Without further smoking-gun evidence such as what the Guardian produced, I’m forced to give CP the benefit of the doubt here. CP is way too big and way too high-profile to take the chance that its lone remaining supplier has ties to slave labor – that’s just asking to be exposed again by the Guardian, or the Associated Press, or any other media organization watching the issue.

By the same logic, it doesn’t make sense that Costco would willingly turn a blind eye to this. Surely, Costco has made inquiries to CP about how the supplier produces its shrimp – that’s good common business sense. Just how far down the supply chain Costco’s inquiries went remains to be seen, and I don’t know what the legal standard is here, but it would seem the more Costco investigated its chain, the harder to prove the company was willfully ignorant of the human tragedy that might lurk at the bottom end of it.
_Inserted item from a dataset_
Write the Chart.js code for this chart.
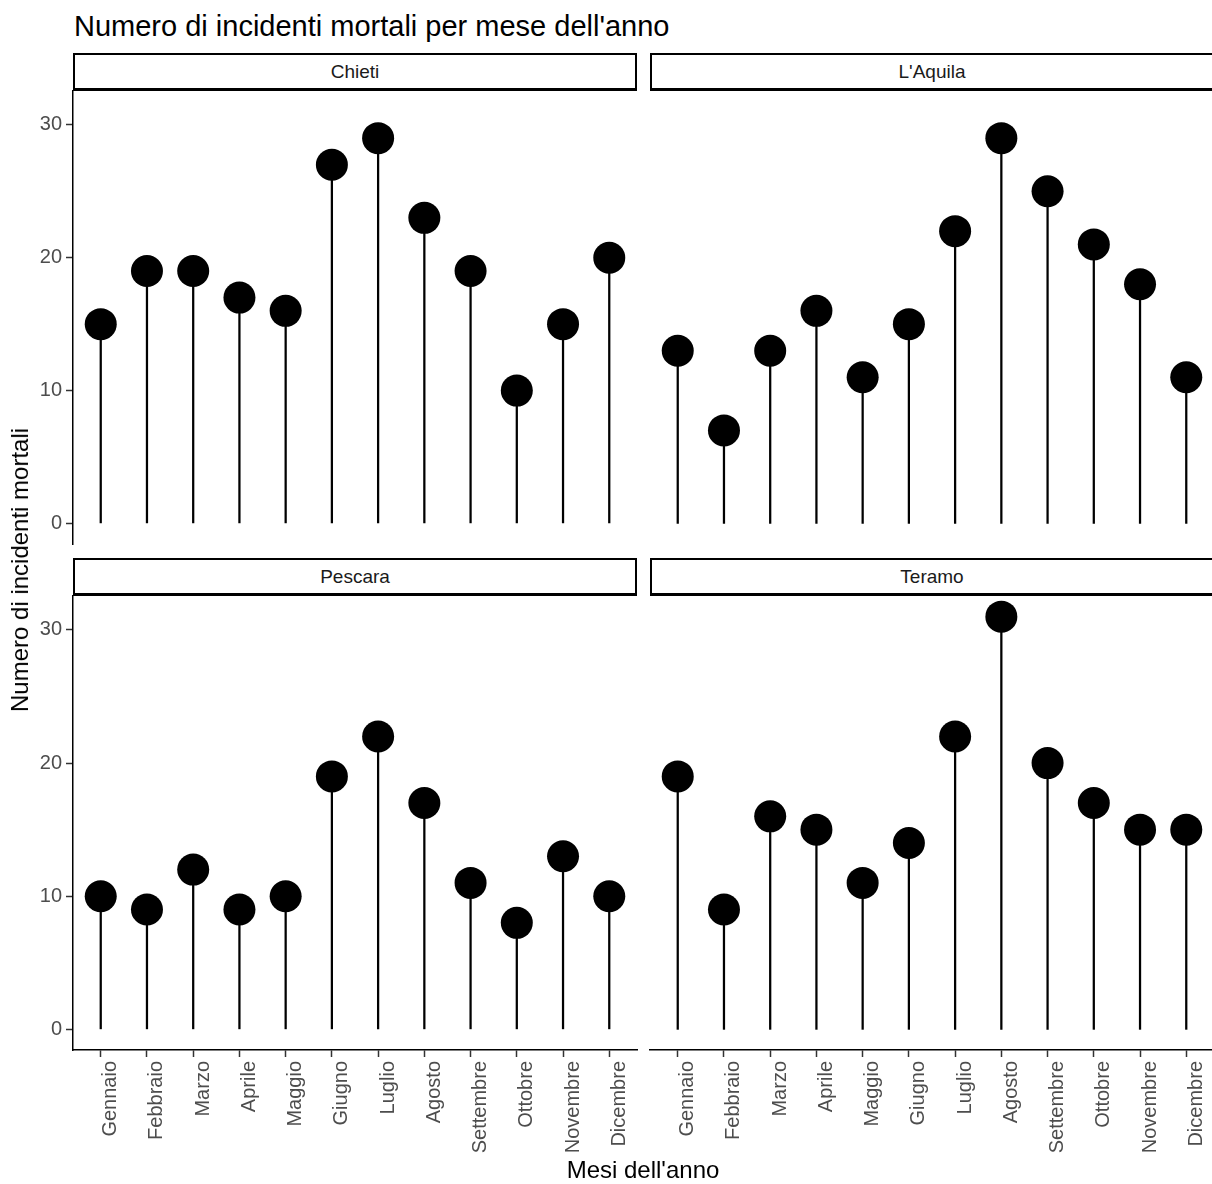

That said, the lawsuit may still be on the right track. Even if it appears Howard and Sud have a less compromising approach to CP than the industry would like to see, we shouldn’t dismiss them as seeking an overly-simplified approach to the problem of human trafficking. The reactions of other members in the public to the mainstream media exposure of the problem have often gone much further, calling for the world to simply stop buying seafood from Thailand.

This is a bad idea, and Howard and Sud get that. Thailand is the third-largest seafood supplier in the world, and its No. 1 seafood export destination is the United States. There are companies in Thailand that do not have any ties to human trafficking, and boycotting the whole country will punish them as well as the criminals. Steve Trent, the EJF’s executive director, told me last year that he didn’t support what he called “blunt force” solutions such as boycotts or trade sanctions.

Sud and Howard appear to have the same commendable, level-headed perspective. While firm in his belief that Cotsco should cut CP Foods off, Howard said he too is not expecting Costco, or any other buyer, to cut itself off from all Thai seafood products.

“That’s too black-and-white,” he said.

If he and Sud really believe this, then it seems their hearts are in the right place, and perhaps this lawsuit will accomplish its goal – to drive the industry to take more action regarding slave labor.